Proponho aqui uma reflexão sobre as várias problemáticas de decisão sobre que práticas e em que sentido elas podem ser abordadas de forma crítica e não só expositiva. A presença de muitos materiais e referenciais propõe uma paisagem multidimensional e complexa que contém em si o risco de levar as intérpretes a habitá-la de forma menos embodied, sem apropriação da mesma.
#3. FEMINISMOS PLURAIS E PROBLEMÁTICAS
Pensar o feminino é também pensar de que forma se podem estabelecer reflexões críticas em torno do conceito de “feminino” e de como ele é entendido nas suas várias manifestações, estereótipos e iconografias no contexto da sociedade patriarcal, racista e capitalista em que estamos inseridas. Falar no feminino foi nesta peça falar do male gaze, de como estes corpos são objetificados e se relacionam com isso. No entanto, é importante pensar na forma como podemos pensar e partir de perspetivas interseccionais e trans-centradas. Como refere Erin Wunker[11] , “so one of my responsibilities, as a white, cis-gendered woman, is to learn how to be a traitor to the ‘joys’ of patriarchal culture that I experience, however unconsciously”. Amelia Jones[12] introduz também uma definição muito interessante:
Trans is a prefix designating a movement or connection across, through or beyond the quality it precedes. It also signals change. As such trans is intimately linked to the claims for performativity or performance. Trans connects (a performer and an audience, the present soon to be past act and future histories) and opens the creative arts to embodiment, fluidity, duration, movement and change: transtemporality, transhistory, transgenealogy, transmigratory, transmogrification.

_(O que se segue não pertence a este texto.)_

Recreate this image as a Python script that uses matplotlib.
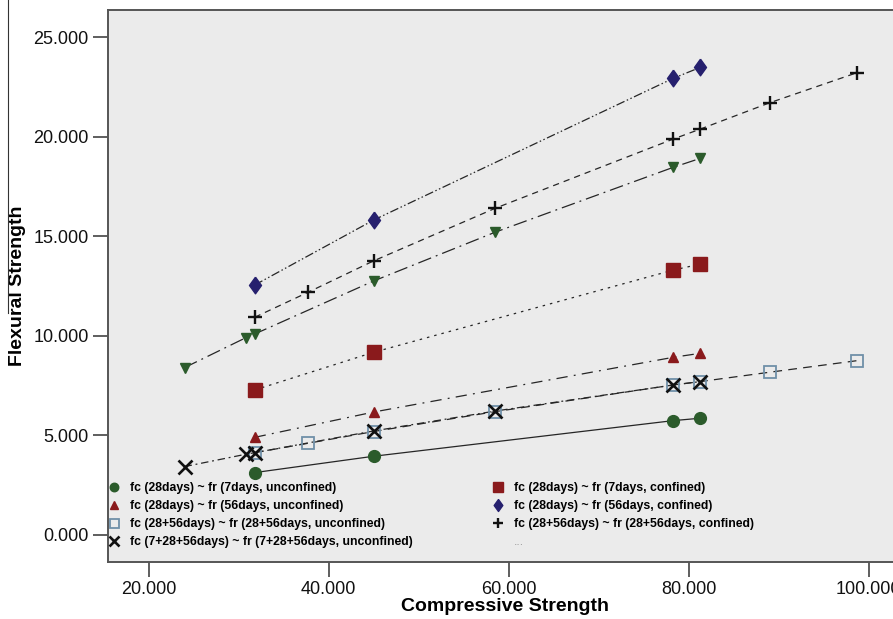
import matplotlib
matplotlib.use("Agg")
import matplotlib.pyplot as plt
from matplotlib.lines import Line2D
import numpy as np

plt.rcParams['font.family'] = ['Liberation Sans', 'DejaVu Sans']

# ---- data ----
fc28 = [31.8, 45.0, 78.3, 81.3]
fc28_56 = [31.8, 37.7, 45.0, 58.5, 78.3, 81.3, 89.0, 98.7]
fc7_28_56 = [24.0, 30.8, 31.8, 45.0, 58.5, 78.3, 81.3]

fr7_unconf = [3.13, 3.95, 5.74, 5.86]
fr56_unconf = [4.90, 6.17, 8.92, 9.12]
fr28_56_unconf = [4.13, 4.60, 5.19, 6.19, 7.53, 7.70, 8.17, 8.75]
fr7_28_56_unconf = [3.43, 4.05, 4.13, 5.22, 6.22, 7.53, 7.70]
fr7_conf = [7.28, 9.17, 13.30, 13.60]
fr56_conf = [12.55, 15.81, 22.93, 23.48]
fr28_56_conf = [10.93, 12.18, 13.76, 16.40, 19.88, 20.38, 21.70, 23.21]
fr7_28_56_conf = [8.40, 9.90, 10.09, 12.75, 15.20, 18.46, 18.91]

labels = [
    "fc (28days) ~ fr (7days, unconfined)",
    "fc (28days) ~ fr (56days, unconfined)",
    "fc (28+56days) ~ fr (28+56days, unconfined)",
    "fc (7+28+56days) ~ fr (7+28+56days, unconfined)",
    "fc (28days) ~ fr (7days, confined)",
    "fc (28days) ~ fr (56days, confined)",
    "fc (28+56days) ~ fr (28+56days, confined)",
    "...",
]
xticks = [20, 40, 60, 80, 100]
yticks = [0, 5, 10, 15, 20, 25]

# ---- styles ----
green = "#2B5B2B"
red = "#8A1A1C"
navy = "#26206E"
steel = "#7090A8"
lc = "#262626"
diamond = [(0, 1), (0.72, 0), (0, -1), (-0.72, 0), (0, 1)]

fig = plt.figure(figsize=(8.93, 6.19), dpi=100)
ax = fig.add_axes([108/893, 1-562/619, 1.01-108/893, (562-10)/619])
ax.set_facecolor("#EBEBEB")

series = [
    (fc28, fr7_unconf, dict(marker='o', ms=8.5, mfc=green, mec=green), '-'),
    (fc28, fr56_unconf, dict(marker='^', ms=7.5, mfc=red, mec=red), (0, (9, 5, 1.5, 5))),
    (fc28_56, fr28_56_unconf, dict(marker='s', ms=9, mfc='none', mec=steel, mew=1.3), (0, (7, 5))),
    (fc7_28_56, fr7_28_56_unconf, dict(marker='x', ms=9.5, mfc='k', mec='#111111', mew=1.9), (0, (6, 3, 1.5, 3))),
    (fc28, fr7_conf, dict(marker='s', ms=9.5, mfc=red, mec=red), (0, (2, 4))),
    (fc28, fr56_conf, dict(marker=diamond, ms=12, mfc=navy, mec=navy), (0, (7, 2, 1.2, 2, 1.2, 2))),
    (fc28_56, fr28_56_conf, dict(marker='+', ms=10, mec='#111111', mew=1.7), (0, (5, 4))),
    (fc7_28_56, fr7_28_56_conf, dict(marker='v', ms=7.5, mfc=green, mec=green), (0, (11, 4, 1.5, 4))),
]

handles = []
for x, y, mk, ls in series:
    ax.plot(x, y, color=lc, lw=0.9, linestyle=ls, zorder=2)
    ax.plot(x, y, linestyle='none', zorder=3, **mk)
    handles.append(Line2D([], [], linestyle='none', **mk))

handles[7] = Line2D([], [], linestyle='none', marker='none')

ax.set_xlim(15.5, 103.7)
ax.set_ylim(-1.36, 26.36)
ax.set_xticks(xticks)
ax.set_yticks(yticks)
ax.set_xticklabels([f"{v:.3f}" for v in xticks])
ax.set_yticklabels([f"{v:.3f}" for v in yticks])
ax.tick_params(axis='both', labelsize=13, direction='out', length=11, width=1.1,
               color='#333333', labelcolor='#111111', pad=3)
for s in ax.spines.values():
    s.set_color('#555555')
    s.set_linewidth(1.4)

ax.set_xlabel("Compressive Strength", fontsize=14, fontweight='bold', labelpad=0)
ax.set_ylabel("Flexural Strength", fontsize=14, fontweight='bold', labelpad=5)

leg = ax.legend(handles, labels,
                ncol=2, loc='lower left', bbox_to_anchor=(-0.006, 0.016),
                frameon=False, handlelength=0.9, handletextpad=0.85,
                columnspacing=6.6, labelspacing=0.5, markerscale=0.72,
                prop=dict(size=8.8, weight='bold'), borderaxespad=0.0)
leg.get_texts()[7].set_color('#999999')
leg.get_texts()[7].set_fontweight('normal')

# thin vertical artifact at far left
fig.add_artist(Line2D([8/893, 8/893], [1.0, 1-313/619], transform=fig.transFigure,
                      color='#333333', lw=0.8))

fig.savefig("out.png", dpi=100)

É importante notar que, ainda que estejamos dentro de uma perspetiva centrada em experiências muito pessoais e contextualizadas em universos normativos, podemos pensar a diferença entre corpos presentes como artefactos imagéticos e corporalidades que são evocadas e atravessam os trabalhos sem que isso afete o trabalho sendo, no entanto, evidente uma perspetiva alargada. É importante pensar nutras experiências, noutros géneros, noutras violências e noutros corpos. As várias problemáticas das mamas no sentido da “beleza feminina” são aqui apresentadas de forma normativa, não abrindo outras possibilidades e apresentando as mamas como pertença, bem como as problemáticas do machismo normativo, que torna mais evidente a ausência de outras experiências e de outras identidades e de outros corpos e que contemple a multiplicidade em torno da categoria de mulheridade, como nomeia Djamila Ribeiro.
NOTAS
[1] Refiro aqui, entre muitos outros o espetáculo “O Sujo e o Limpo”, de Vera Mantero.

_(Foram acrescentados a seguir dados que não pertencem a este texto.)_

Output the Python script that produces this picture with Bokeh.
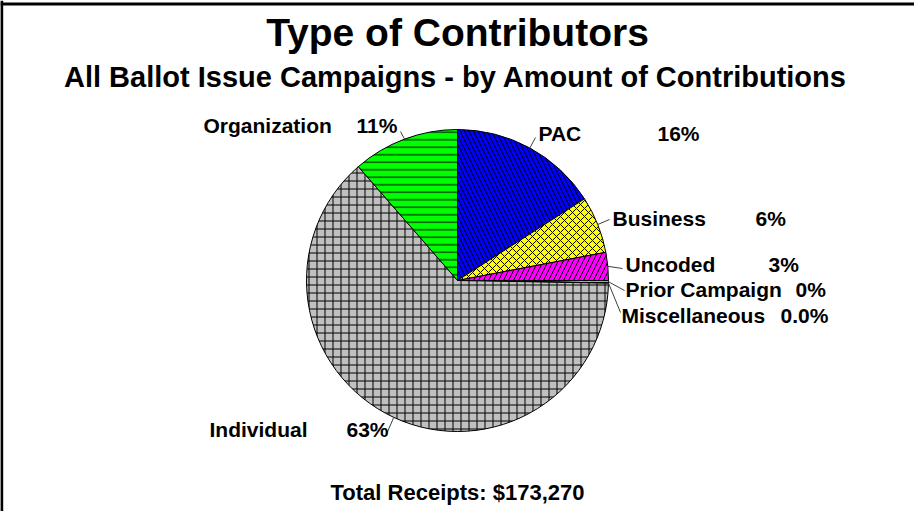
import math
from bokeh.plotting import figure
from bokeh.models import Range1d, Span, ColumnDataSource
from bokeh.core.properties import value
from bokeh.embed import file_html
from bokeh.resources import INLINE

# ---- data ----
categories = ["PAC", "Business", "Uncoded", "Prior Campaign", "Miscellaneous", "Individual", "Organization"]
shares = [15.9, 6.1, 3.0, 0.25, 0.02, 63.3, 11.4]
pct_labels = ["16%", "6%", "3%", "0%", "0.0%", "63%", "11%"]
colors = ["#0000FF", "#FFFF00", "#FF00FF", "#00FFFF", "#FF0000", "#C0C0C0", "#00FF00"]
hatches = ["\\", "x", "/", " ", " ", "+", "-"]
hatch_scales = [9, 8, 10, 8, 8, 8, 7.5]
title = "Type of Contributors"
subtitle = "All Ballot Issue Campaigns - by Amount of Contributions"
footer = "Total Receipts: $173,270"

# ---- layout (pixel positions, y = text baseline measured from top) ----
W, H = 914, 511
CX, CY, R = 457, 280, 151
FONT = "Liberation Sans"
LBL, TTL, SUB, FTR = 21, 39, 29, 22
label_pos = [(538, 141), (612, 226), (625, 272), (625, 297), (621, 323), (209, 437), (203, 133)]
pct_pos = [(657, 141), (755, 226), (768, 272), (795, 297), (780, 323), (346, 437), (356, 133)]
leader_end = [(535, 137), (609, 219), (622, 268), (624, 290), (620, 312), (385, 436), (400, 131)]

def fy(ypx):
    return H - ypx

def ty(baseline, size):
    # svg text lands ~0.38 em below the requested alphabetic baseline; compensate
    return fy(baseline - 0.38 * size)

p = figure(width=W, height=H, output_backend="svg", toolbar_location=None,
           x_range=Range1d(0, W), y_range=Range1d(0, H), min_border=0,
           background_fill_color="white", border_fill_color="white",
           styles={"position": "absolute", "left": "0px", "top": "0px"})
p.axis.visible = False
p.grid.visible = False
p.outline_line_color = None

total = sum(shares)
starts, ends, mids = [], [], []
cum = 0.0
for s in shares:
    a0 = math.pi / 2 - 2 * math.pi * cum / total
    cum += s
    a1 = math.pi / 2 - 2 * math.pi * cum / total
    starts.append(a0)
    ends.append(a1)
    mids.append((a0 + a1) / 2)

src = ColumnDataSource(dict(start=starts, end=ends, color=colors, hatch=hatches,
                            hs=hatch_scales, cat=categories))
p.wedge(x=CX, y=fy(CY), radius=R, start_angle="start", end_angle="end", direction="clock",
        fill_color="color", line_color="black", line_width=1,
        hatch_pattern="hatch", hatch_color="black", hatch_weight=1, hatch_scale="hs",
        source=src)

# leader lines from slice mid-points
x0 = [CX + R * math.cos(m) for m in mids]
y0 = [fy(CY) + R * math.sin(m) for m in mids]
x1 = [e[0] for e in leader_end]
y1 = [fy(e[1]) for e in leader_end]
p.segment(x0=x0, y0=y0, x1=x1, y1=y1, line_color="#404040", line_width=1)

# labels
p.text(x=[q[0] for q in label_pos], y=[ty(q[1], LBL) for q in label_pos], text=categories,
       text_font=value(FONT), text_font_style="bold", text_font_size=f"{LBL}px",
       text_align="left", text_baseline="alphabetic", text_color="black")
p.text(x=[q[0] for q in pct_pos], y=[ty(q[1], LBL) for q in pct_pos], text=pct_labels,
       text_font=value(FONT), text_font_style="bold", text_font_size=f"{LBL}px",
       text_align="left", text_baseline="alphabetic", text_color="black")

p.text(x=[457], y=[ty(47, TTL)], text=[title], text_font=value(FONT), text_font_style="bold",
       text_font_size=f"{TTL}px", text_align="center", text_baseline="alphabetic", text_color="black")
p.text(x=[455], y=[ty(88, SUB)], text=[subtitle], text_font=value(FONT), text_font_style="bold",
       text_font_size=f"{SUB}px", text_align="center", text_baseline="alphabetic", text_color="black")
p.text(x=[457], y=[ty(500, FTR)], text=[footer], text_font=value(FONT), text_font_style="bold",
       text_font_size=f"{FTR}px", text_align="center", text_baseline="alphabetic", text_color="black")

# frame (top and left edges)
p.add_layout(Span(location=fy(3.5), dimension="width", line_color="black", line_width=3))
p.add_layout(Span(location=1.2, dimension="height", line_color="black", line_width=3))

open("out.html", "w").write(file_html(p, INLINE))
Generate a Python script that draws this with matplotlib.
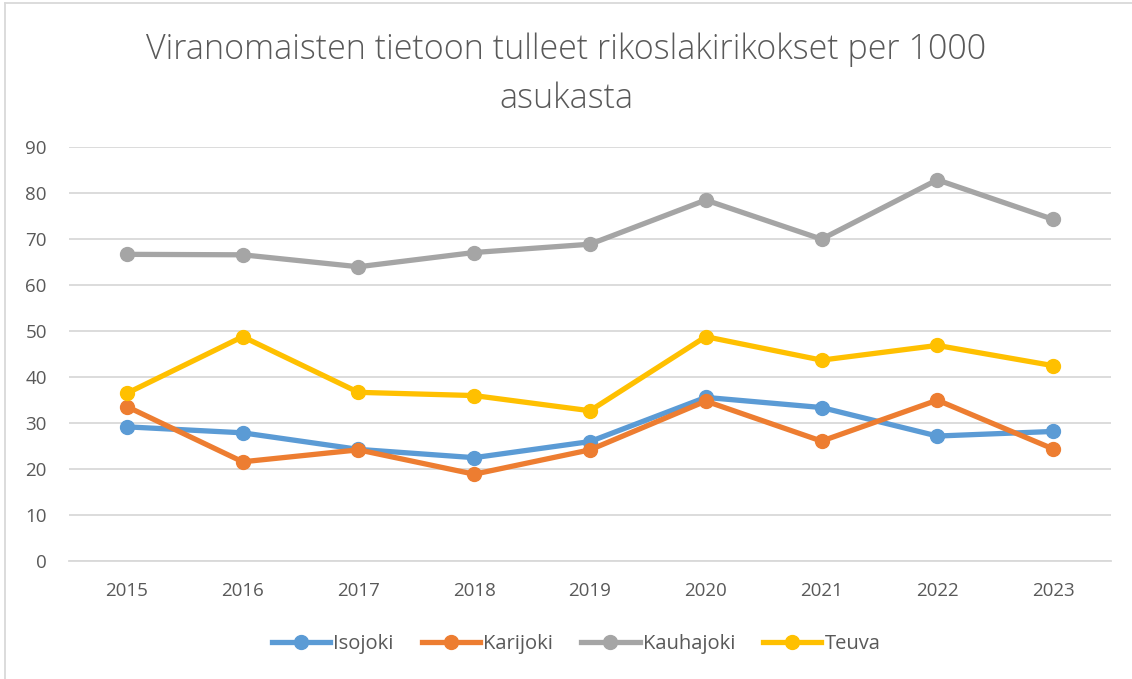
import matplotlib
matplotlib.use("Agg")
import matplotlib.pyplot as plt
from matplotlib.lines import Line2D
import numpy as np

years = ['2015', '2016', '2017', '2018', '2019', '2020', '2021', '2022', '2023']
isojoki   = [29.1, 27.8, 24.2, 22.4, 25.9, 35.5, 33.3, 27.1, 28.1]
karijoki  = [33.5, 21.5, 24.1, 18.8, 24.1, 34.7, 26.0, 34.9, 24.3]
kauhajoki = [66.6, 66.5, 63.9, 67.0, 68.8, 78.4, 69.9, 82.8, 74.2]
teuva     = [36.4, 48.7, 36.6, 35.9, 32.6, 48.7, 43.6, 46.8, 42.4]

series_names = ['Isojoki', 'Karijoki', 'Kauhajoki', 'Teuva']
series_values = [isojoki, karijoki, kauhajoki, teuva]
colors = ['#5B9BD5', '#ED7D31', '#A5A5A5', '#FFC000']

plt.rcParams['font.family'] = ['Open Sans', 'DejaVu Sans']
text_color = '#595959'
grid_color = '#D9D9D9'

fig = plt.figure(figsize=(11.32, 6.79), dpi=100)
ax = fig.add_axes([69/1132, 1-560.7/679, (1111-69)/1132, (560.7-146.7)/679])

x = np.arange(len(years))
for name, vals, c in zip(series_names, series_values, colors):
  ax.plot(x, vals, '-o', color=c, linewidth=3.8, markersize=10, label=name,
          solid_capstyle='round', zorder=3)

ax.set_xlim(-0.5, len(years)-0.5)
ax.set_ylim(0, 90)
ax.set_yticks(np.arange(0, 91, 10))
ax.set_xticks(x)
ax.set_xticklabels(years)
ax.yaxis.grid(True, color=grid_color, linewidth=1.3)
ax.set_axisbelow(True)
for s in ['top', 'right', 'left']:
  ax.spines[s].set_visible(False)
ax.spines['bottom'].set_color(grid_color)
ax.spines['bottom'].set_linewidth(1.3)
ax.tick_params(axis='both', length=0, labelsize=13.5, colors=text_color)
ax.tick_params(axis='x', pad=15)
ax.tick_params(axis='y', pad=16)

fig.text(0.5, 1-74/679, 'Viranomaisten tietoon tulleet rikoslakirikokset per 1000\nasukasta',
         ha='center', va='center', fontsize=24.5, color=text_color, linespacing=1.55,
         fontweight='light')

handles = [Line2D([0], [0], color=c, linewidth=3.8, marker='o', markersize=10) for c in colors]
leg = fig.legend(handles, series_names, loc='center', bbox_to_anchor=(576/1132, 1-644/679),
                 ncol=4, frameon=False, fontsize=14.5, handlelength=2.9, handletextpad=0.15,
                 columnspacing=1.4)
for t in leg.get_texts():
  t.set_color(text_color)

# chart border
fig.add_artist(Line2D([5/1132, 5/1132], [0, 1-3/679], color=grid_color, linewidth=1.3))
fig.add_artist(Line2D([5/1132, 1], [1-3/679, 1-3/679], color=grid_color, linewidth=1.3))

fig.savefig('out.png', dpi=100)
plt.close()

[2] Refiro Vest and Page, na relação que estabelecem com o conceito de cyborg e, noutra perspetiva, João dos Santos Martins com a peça “Antropoceno”, bem como o seu corpo de trabalho.
[3] Gostaria de referir aqui dois criadores muito interessantes, Vânia Rovisco, Luís Guerra, na relação que estabelecem nas suas práticas com o universo enquanto cosmos.

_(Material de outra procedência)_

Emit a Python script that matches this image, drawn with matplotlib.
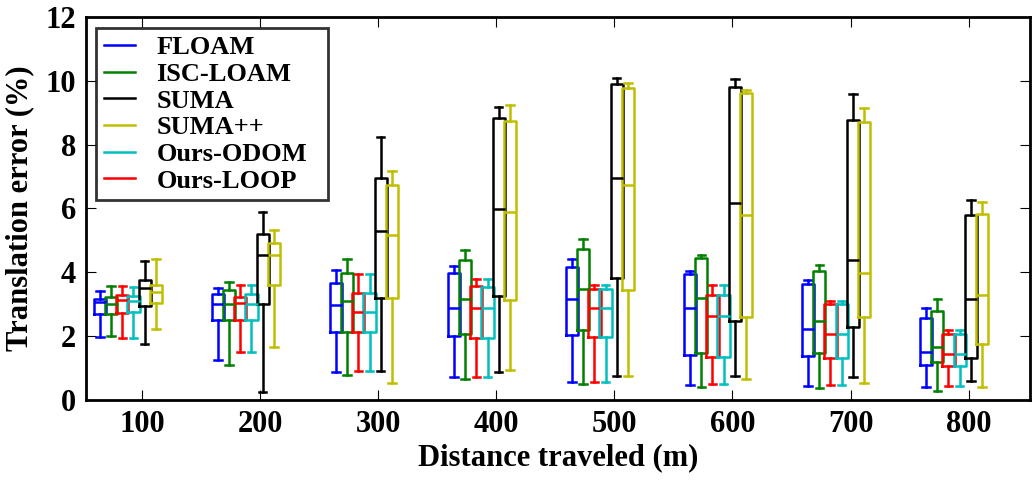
import numpy as np
import matplotlib
matplotlib.use('Agg')
import matplotlib.pyplot as plt
from matplotlib.lines import Line2D

# distances (m) and per-method box stats: (whisker low, q1, median, q3, whisker high)
distances = [100, 200, 300, 400, 500, 600, 700, 800]

floam = [(1.98, 2.69, 3.07, 3.18, 3.42), (1.27, 2.50, 3.02, 3.33, 3.52),
         (0.87, 2.14, 2.97, 3.68, 4.06), (0.71, 2.00, 2.89, 3.98, 4.19),
         (0.55, 2.05, 3.15, 4.17, 4.41), (0.47, 1.41, 2.89, 3.96, 4.04),
         (0.45, 1.38, 2.24, 3.65, 3.75), (0.40, 1.09, 1.49, 2.57, 2.87)]
isc_loam = [(2.02, 2.71, 3.02, 3.22, 3.56), (1.09, 2.50, 3.02, 3.46, 3.70),
            (0.78, 2.14, 3.10, 3.98, 4.41), (0.65, 2.08, 3.15, 4.40, 4.71),
            (0.49, 2.19, 3.47, 4.74, 5.03), (0.40, 1.48, 3.20, 4.45, 4.53),
            (0.39, 1.46, 2.47, 4.04, 4.22), (0.29, 1.18, 1.65, 2.79, 3.15)]
ours_loop = [(1.93, 2.73, 3.12, 3.30, 3.56), (1.49, 2.52, 3.04, 3.23, 3.61),
             (0.92, 2.12, 2.76, 3.35, 3.96), (0.73, 1.95, 2.87, 3.56, 3.80),
             (0.57, 1.96, 2.87, 3.49, 3.61), (0.49, 1.35, 2.62, 3.28, 3.61),
             (0.47, 1.33, 2.06, 3.00, 3.10), (0.45, 1.07, 1.44, 2.06, 2.19)]
ours_odom = [(1.93, 2.75, 3.10, 3.27, 3.55), (1.49, 2.50, 3.02, 3.33, 3.61),
             (0.92, 2.12, 2.76, 3.36, 3.96), (0.73, 1.95, 2.87, 3.55, 3.78),
             (0.57, 1.96, 2.87, 3.49, 3.61), (0.49, 1.35, 2.62, 3.28, 3.61),
             (0.47, 1.33, 2.06, 3.00, 3.10), (0.45, 1.07, 1.44, 2.06, 2.19)]
suma = [(1.74, 2.96, 3.52, 3.77, 4.37), (0.24, 3.00, 4.53, 5.19, 5.90),
        (0.92, 3.20, 5.29, 6.96, 8.23), (0.87, 3.26, 5.97, 8.83, 9.19),
        (0.76, 3.82, 6.95, 9.90, 10.10), (0.76, 2.47, 6.17, 9.79, 10.05),
        (0.73, 2.29, 4.38, 8.77, 9.58), (0.59, 1.32, 3.18, 5.81, 6.28)]
suma_pp = [(2.22, 3.04, 3.38, 3.61, 4.43), (1.65, 3.59, 4.53, 4.92, 5.31),
           (0.54, 3.21, 5.18, 6.72, 7.17), (0.94, 3.12, 5.88, 8.75, 9.25),
           (0.75, 3.44, 6.74, 9.77, 9.93), (0.66, 2.60, 5.81, 9.62, 9.72),
           (0.54, 2.60, 3.99, 8.70, 9.15), (0.42, 1.75, 3.28, 5.83, 6.20)]

# drawing order left to right inside each group
series = [('FLOAM', floam, 'b'), ('ISC-LOAM', isc_loam, 'g'),
          ('Ours-LOOP', ours_loop, 'r'), ('Ours-ODOM', ours_odom, 'c'),
          ('SUMA', suma, 'k'), ('SUMA++', suma_pp, 'y')]
legend_order = ['FLOAM', 'ISC-LOAM', 'SUMA', 'SUMA++', 'Ours-ODOM', 'Ours-LOOP']

plt.rcParams['font.family'] = 'Liberation Serif'
plt.rcParams['font.weight'] = 'bold'

fig, ax = plt.subplots(figsize=(10.32, 4.82), dpi=100)
fig.subplots_adjust(left=0.083, right=0.998, top=0.965, bottom=0.170)

width = 10.4
colors = {}
for i, (name, stats, col) in enumerate(series):
    colors[name] = col
    bxp_stats = [dict(whislo=s[0], q1=s[1], med=s[2], q3=s[3], whishi=s[4], fliers=[])
                 for s in stats]
    pos = np.array(distances) - 36 + 9.5 * i
    lp = dict(color=col, linewidth=1.8)
    ax.bxp(bxp_stats, positions=pos, widths=width, capwidths=0.6 * width,
           showfliers=False, manage_ticks=False,
           boxprops=lp, whiskerprops=lp, capprops=lp, medianprops=lp)

ax.set_xlim(52, 852)
ax.set_ylim(0, 12)
ax.set_xticks(distances)
ax.set_yticks([0, 2, 4, 6, 8, 10, 12])
ax.tick_params(direction='in', length=7, width=0.8, top=True, right=True,
               labelsize=22, pad=7)
for lab in ax.get_xticklabels() + ax.get_yticklabels():
    lab.set_fontweight('bold')
for sp in ax.spines.values():
    sp.set_linewidth(2.0)

ax.set_xlabel('Distance traveled (m)', fontsize=22, fontweight='bold', labelpad=3)
ax.set_ylabel('Translation error (%)', fontsize=22, fontweight='bold', labelpad=8)

handles = [Line2D([0], [0], color=colors[n], linewidth=1.8) for n in legend_order]
leg = ax.legend(handles, legend_order, loc='upper left', mode='expand',
                bbox_to_anchor=(0.0106, 0.0, 0.246, 0.971),
                prop={'weight': 'bold', 'size': 19}, frameon=True, fancybox=False,
                handlelength=1.2, handletextpad=0.8, labelspacing=0.12,
                borderpad=0.3, borderaxespad=0.0)
leg.get_frame().set_edgecolor('k')
leg.get_frame().set_linewidth(2.0)

fig.savefig('out.png', dpi=100)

[4] Destaco aqui todos os trabalhos de Cassils, artista transmasculino que tem desenvolvido um trabalho em torno de várias imagéticas do corpo enquanto campo de batalha.
[5] Refiro aqui os trabalhos inspiradores de Ana Pi e Betty Tchomanga no deslocamento das perspetivas eurocêntricas na dança contemporânea.
[6] Refiro aqui, entre muitas outras autoras, Grada Kilomba e Thuli Gamedze.
[7] Conceito presente no trabalho de Maurice Merleau-Ponty, e desenvolvido por muitos outros. Ver também Embodied Philosophy in Dance, de Einav Katan-Schmid, da palgrave macmillan, 2016.
[8] Conceito introduzido por Francisco Varela, Evan Thompson e Eleanor Rosch em The Embodied Mind: Cognitive Science and Human Experience. MIT Press: Cambridge, 1991.
[9] Ver Oleynick, Victoria C.; Thrash, Todd M.; LeFew, Michael C.; Moldovan, Emil G.; Kieffaber, Paul D. The scientific study of inspiration in the creative process: challenges and opportunities. Frontiers in Human Neuroscience, vol 8, article 436, 2014. https://www.frontiersin.org/articles/10.3389/fnhum.2014.00436/full.
[10] Turner, J. The disenchantment of western performance training, and the search for and embodied experience: toward a methodology of the ineffable. In: M. Perry and C.L. Medina, eds. Methodologies of embodiment: Inscribing bodies in qualitative research. Series: Routledge Advances in Research Methods, 15. Routledge: New York, 2015
[11] Wunker, Erin. Notes form a Feminist Killjoy: Essays on everyday Life. Book*hug Press, 2016
[12] Jones, Amelia. Introduction in On Trans/Performance, Performance Research, vol 21, no 5, 1-11, 2016.